Giving Thanks |
May 7, 2006 |
EUCHARIST
We have listened to God’s word. And now, in the light of that word, we come to the altar, and the table is prepared for our holy meal, the Eucharist.
As our gifts are brought to the altar--our monetary offerings, along with the bread and the wine --we are called to offer something more as well: our lives, our selves. We come before God with our strengths and our weaknesses, our struggles as well as our joys. We offer our lives to God to be transformed in the Eucharist even as our gifts of bread and wine will be transformed.
The great prayer we are about to begin, the Eucharistic Prayer, is all about remembering—-“do this,” Jesus said, “in memory of me.” But this is a special kind of remembering which makes Jesus’s saving action present among us, here and now. Jesus is truly with us, just as he was with his disciples on the night of the Last Supper. It is still Jesus who takes the bread and wine, changes them into his body and blood, and shares his very self with us so that he can live with us and in us.

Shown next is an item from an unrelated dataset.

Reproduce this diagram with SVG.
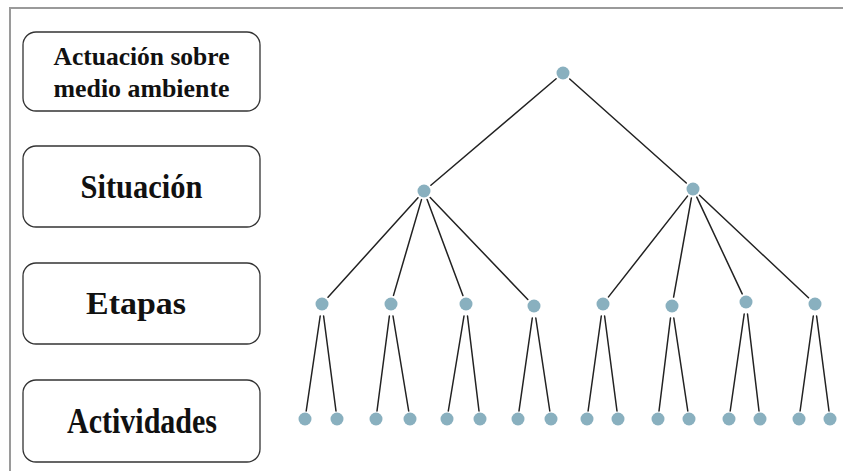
<svg xmlns="http://www.w3.org/2000/svg" width="843" height="471" viewBox="0 0 843 471">
  <style>
    .frame { fill: none; stroke: #9a9a9a; stroke-width: 2; }
    .box rect { fill: #ffffff; stroke: #333333; stroke-width: 1.3; }
    .box text { font-family: "Liberation Serif", "Times New Roman", serif; font-weight: bold; fill: #111111; text-anchor: middle; }
    .edge line { stroke: #222222; stroke-width: 1.5; stroke-linecap: round; }
    .node circle { fill: #89b0bf; }
  </style>

  <rect x="0" y="0" width="843" height="471" fill="#ffffff"/>

  <!-- frame: top and left rules -->
  <path class="frame" d="M10,471 V8 H843"/>

  <!-- level labels -->
  <g id="label-actuacion" class="box">
    <rect x="23" y="32" width="237" height="79" rx="13"/>
    <text x="141.5" y="65" font-size="26" textLength="176" lengthAdjust="spacingAndGlyphs">Actuación sobre</text>
    <text x="141.5" y="97" font-size="26" textLength="176" lengthAdjust="spacingAndGlyphs">medio ambiente</text>
  </g>
  <g id="label-situacion" class="box">
    <rect x="23" y="146" width="237" height="81" rx="13"/>
    <text x="141.5" y="198" font-size="33" textLength="122" lengthAdjust="spacingAndGlyphs">Situación</text>
  </g>
  <g id="label-etapas" class="box">
    <rect x="23" y="263" width="237" height="81" rx="13"/>
    <text x="136" y="314" font-size="32" textLength="100" lengthAdjust="spacingAndGlyphs">Etapas</text>
  </g>
  <g id="label-actividades" class="box">
    <rect x="23" y="380" width="237" height="82" rx="13"/>
    <text x="142" y="433" font-size="35" textLength="150" lengthAdjust="spacingAndGlyphs">Actividades</text>
  </g>

  <!-- connectors -->
  <g id="connectors" class="edge">
    <line x1="556.1" y1="78.8" x2="430.9" y2="185.2"/>
    <line x1="569.7" y1="79.0" x2="686.3" y2="183.0"/>

    <line x1="418.0" y1="197.7" x2="328.0" y2="297.3"/>
    <line x1="421.5" y1="199.6" x2="393.5" y2="295.4"/>
    <line x1="427.1" y1="199.4" x2="462.9" y2="295.6"/>
    <line x1="430.2" y1="197.5" x2="527.8" y2="299.5"/>

    <line x1="687.5" y1="196.1" x2="608.5" y2="296.9"/>
    <line x1="691.4" y1="197.9" x2="673.6" y2="297.1"/>
    <line x1="696.8" y1="197.1" x2="742.2" y2="293.9"/>
    <line x1="699.5" y1="195.2" x2="808.5" y2="297.8"/>

    <line x1="320.2" y1="316" x2="306.2" y2="411"/>
    <line x1="323.6" y1="316" x2="336" y2="411"/>
    <line x1="389.4" y1="316" x2="377" y2="411"/>
    <line x1="393" y1="316" x2="408.7" y2="411"/>
    <line x1="464" y1="316" x2="448.3" y2="411"/>
    <line x1="467.5" y1="316" x2="479" y2="411"/>
    <line x1="532.3" y1="318" x2="519" y2="411"/>
    <line x1="535.8" y1="318" x2="549.8" y2="411"/>
    <line x1="601.3" y1="316" x2="588.1" y2="411"/>
    <line x1="604.6" y1="316" x2="617" y2="411"/>
    <line x1="670.5" y1="318" x2="659" y2="411"/>
    <line x1="673.8" y1="318" x2="687.8" y2="411"/>
    <line x1="744.2" y1="314" x2="730.2" y2="411"/>
    <line x1="747.5" y1="314" x2="759" y2="411"/>
    <line x1="813.3" y1="316" x2="800.1" y2="411"/>
    <line x1="816.6" y1="316" x2="829" y2="411"/>
  </g>

  <!-- tree nodes -->
  <g id="n-root" class="node"><circle cx="563" cy="73" r="6.5"/></g>

  <g id="n-s1" class="node"><circle cx="424" cy="191" r="6.5"/></g>
  <g id="n-s2" class="node"><circle cx="693" cy="189" r="6.5"/></g>

  <g id="n-e1" class="node"><circle cx="322" cy="304" r="6.5"/></g>
  <g id="n-e2" class="node"><circle cx="391" cy="304" r="6.5"/></g>
  <g id="n-e3" class="node"><circle cx="466" cy="304" r="6.5"/></g>
  <g id="n-e4" class="node"><circle cx="534" cy="306" r="6.5"/></g>
  <g id="n-e5" class="node"><circle cx="603" cy="304" r="6.5"/></g>
  <g id="n-e6" class="node"><circle cx="672" cy="306" r="6.5"/></g>
  <g id="n-e7" class="node"><circle cx="746" cy="302" r="6.5"/></g>
  <g id="n-e8" class="node"><circle cx="815" cy="304" r="6.5"/></g>

  <g id="n-a1" class="node"><circle cx="305" cy="419" r="6.5"/></g>
  <g id="n-a2" class="node"><circle cx="337" cy="419" r="6.5"/></g>
  <g id="n-a3" class="node"><circle cx="376" cy="419" r="6.5"/></g>
  <g id="n-a4" class="node"><circle cx="410" cy="419" r="6.5"/></g>
  <g id="n-a5" class="node"><circle cx="447" cy="419" r="6.5"/></g>
  <g id="n-a6" class="node"><circle cx="480" cy="419" r="6.5"/></g>
  <g id="n-a7" class="node"><circle cx="518" cy="419" r="6.5"/></g>
  <g id="n-a8" class="node"><circle cx="551" cy="419" r="6.5"/></g>
  <g id="n-a9" class="node"><circle cx="587" cy="419" r="6.5"/></g>
  <g id="n-a10" class="node"><circle cx="618" cy="419" r="6.5"/></g>
  <g id="n-a11" class="node"><circle cx="658" cy="419" r="6.5"/></g>
  <g id="n-a12" class="node"><circle cx="689" cy="419" r="6.5"/></g>
  <g id="n-a13" class="node"><circle cx="729" cy="419" r="6.5"/></g>
  <g id="n-a14" class="node"><circle cx="760" cy="419" r="6.5"/></g>
  <g id="n-a15" class="node"><circle cx="799" cy="419" r="6.5"/></g>
  <g id="n-a16" class="node"><circle cx="830" cy="419" r="6.5"/></g>
</svg>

As we give thanks to God in this amazing prayer, we are united: not only with each other, but with all the followers of Jesus throughout the world, through all generations, past, present, and future. In the Eucharist, we are caught up, for a moment, into God’s eternal now.
“How holy this feast in which Christ is our food: his passion is recalled, grace fills our hearts, and we receive a pledge of the glory to come.”